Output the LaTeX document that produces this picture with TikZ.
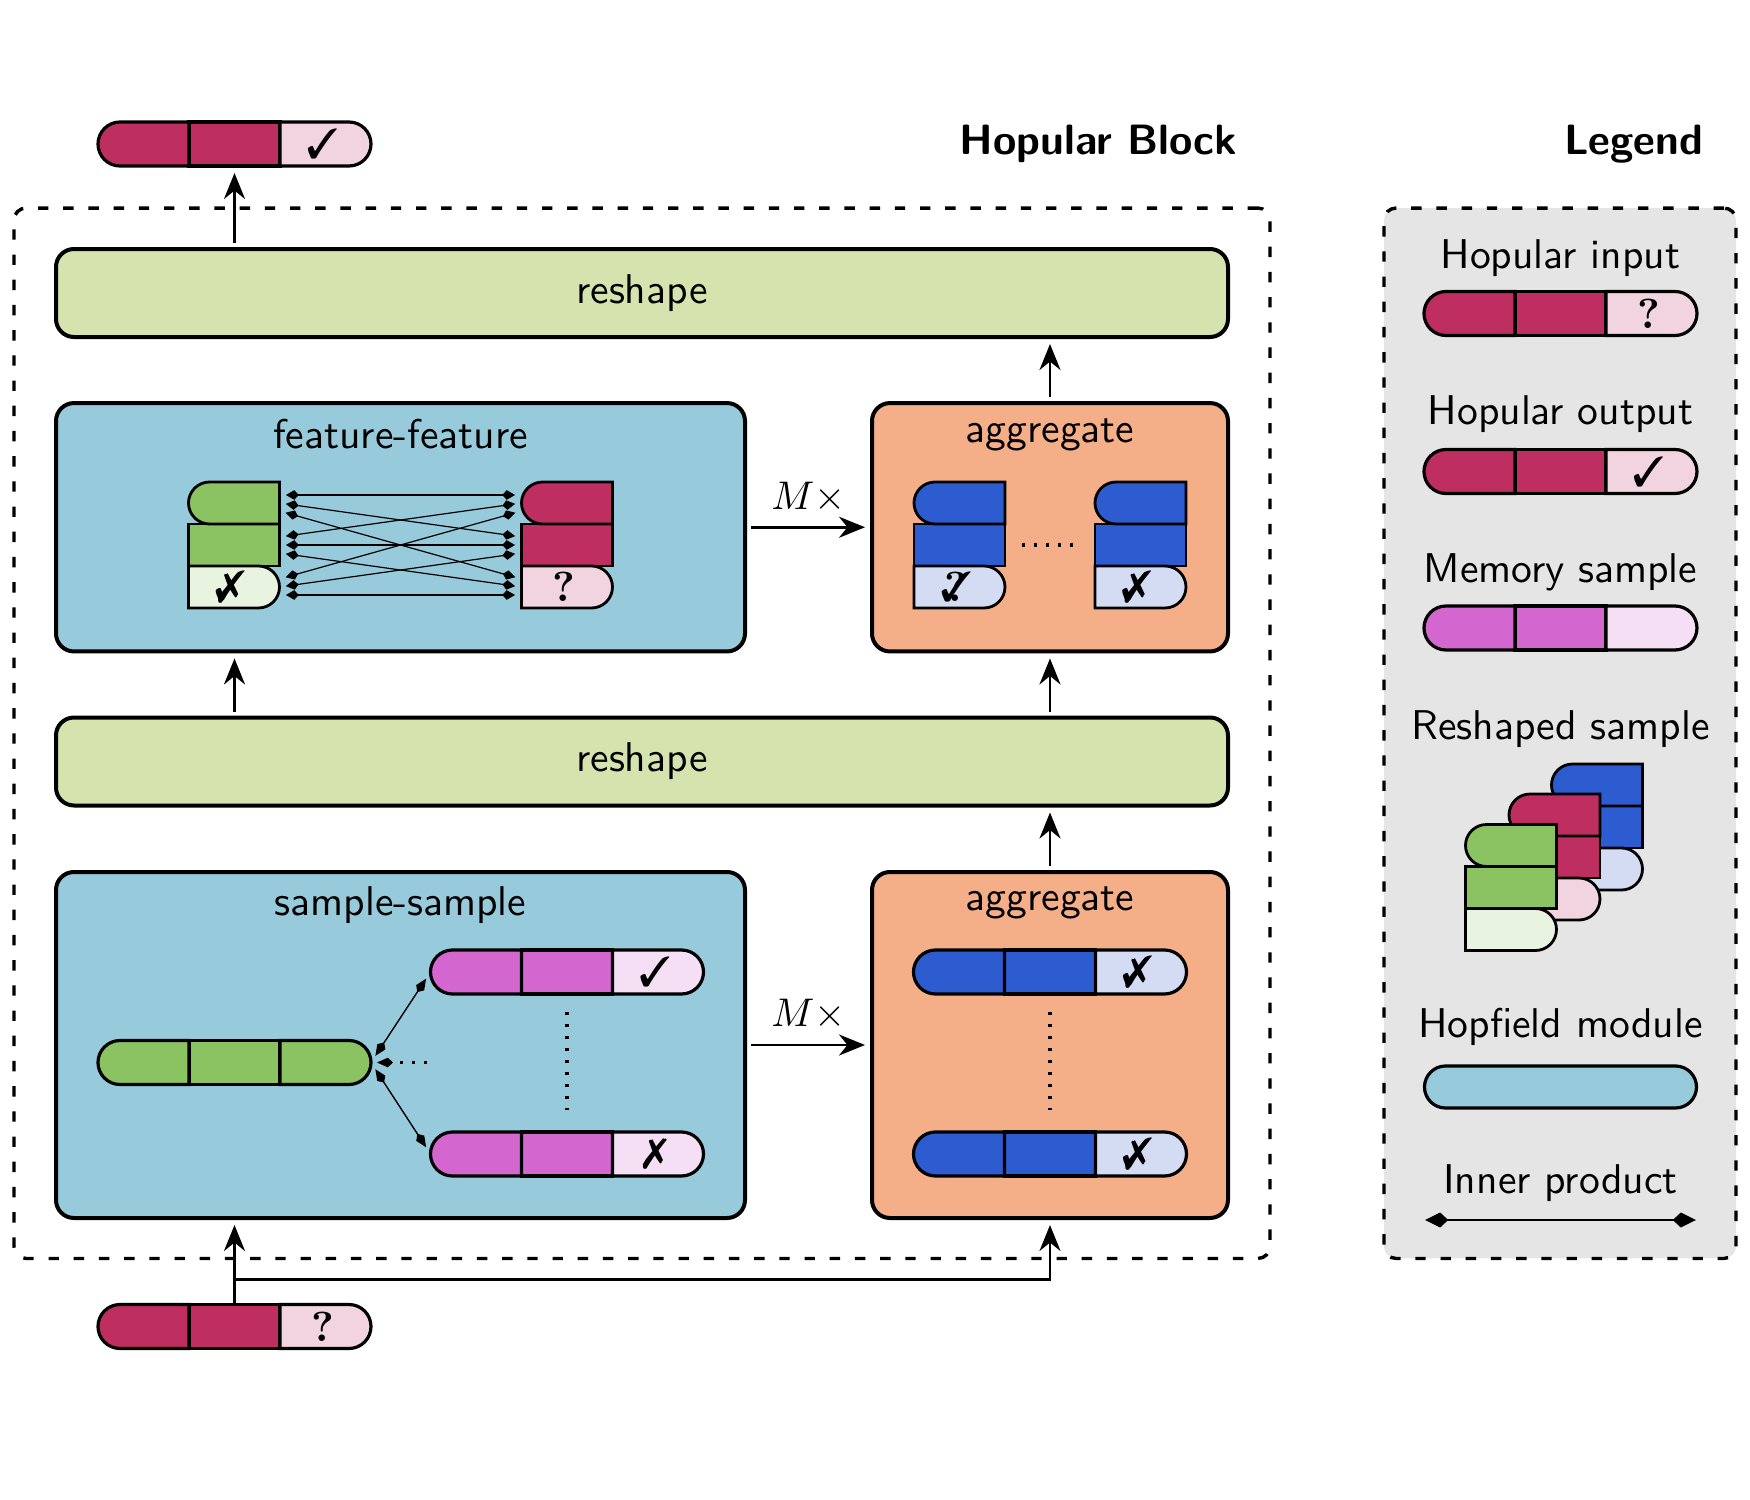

════

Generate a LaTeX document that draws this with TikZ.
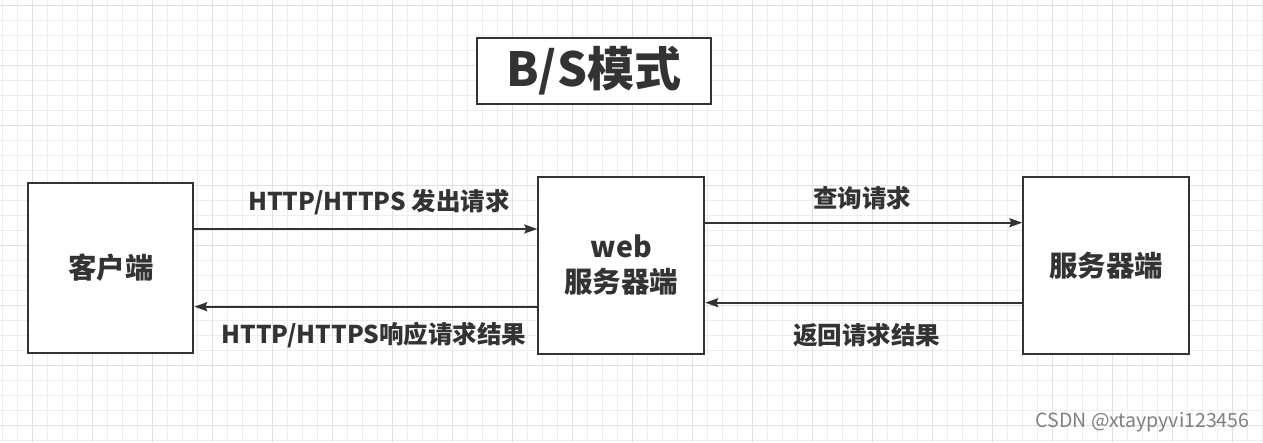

════

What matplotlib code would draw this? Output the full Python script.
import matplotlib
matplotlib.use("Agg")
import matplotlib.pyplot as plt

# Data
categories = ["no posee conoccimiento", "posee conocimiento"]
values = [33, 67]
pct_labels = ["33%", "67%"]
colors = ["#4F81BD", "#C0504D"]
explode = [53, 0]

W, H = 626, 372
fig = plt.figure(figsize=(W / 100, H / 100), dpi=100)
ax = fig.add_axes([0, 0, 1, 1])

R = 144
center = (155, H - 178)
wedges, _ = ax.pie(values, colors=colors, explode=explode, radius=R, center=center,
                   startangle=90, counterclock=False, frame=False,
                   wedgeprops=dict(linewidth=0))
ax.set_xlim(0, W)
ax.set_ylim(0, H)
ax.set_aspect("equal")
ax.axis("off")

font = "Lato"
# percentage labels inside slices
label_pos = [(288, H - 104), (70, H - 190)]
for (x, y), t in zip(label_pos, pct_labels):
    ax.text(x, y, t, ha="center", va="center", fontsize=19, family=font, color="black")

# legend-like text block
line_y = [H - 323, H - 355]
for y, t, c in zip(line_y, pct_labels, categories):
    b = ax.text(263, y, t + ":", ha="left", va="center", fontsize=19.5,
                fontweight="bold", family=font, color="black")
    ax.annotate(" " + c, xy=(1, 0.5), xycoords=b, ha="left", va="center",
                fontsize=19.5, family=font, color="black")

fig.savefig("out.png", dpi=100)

════

Examine the listing and say how many of its lines contain the string "this". Give the number alone.

COMPLETED EXERCISE
3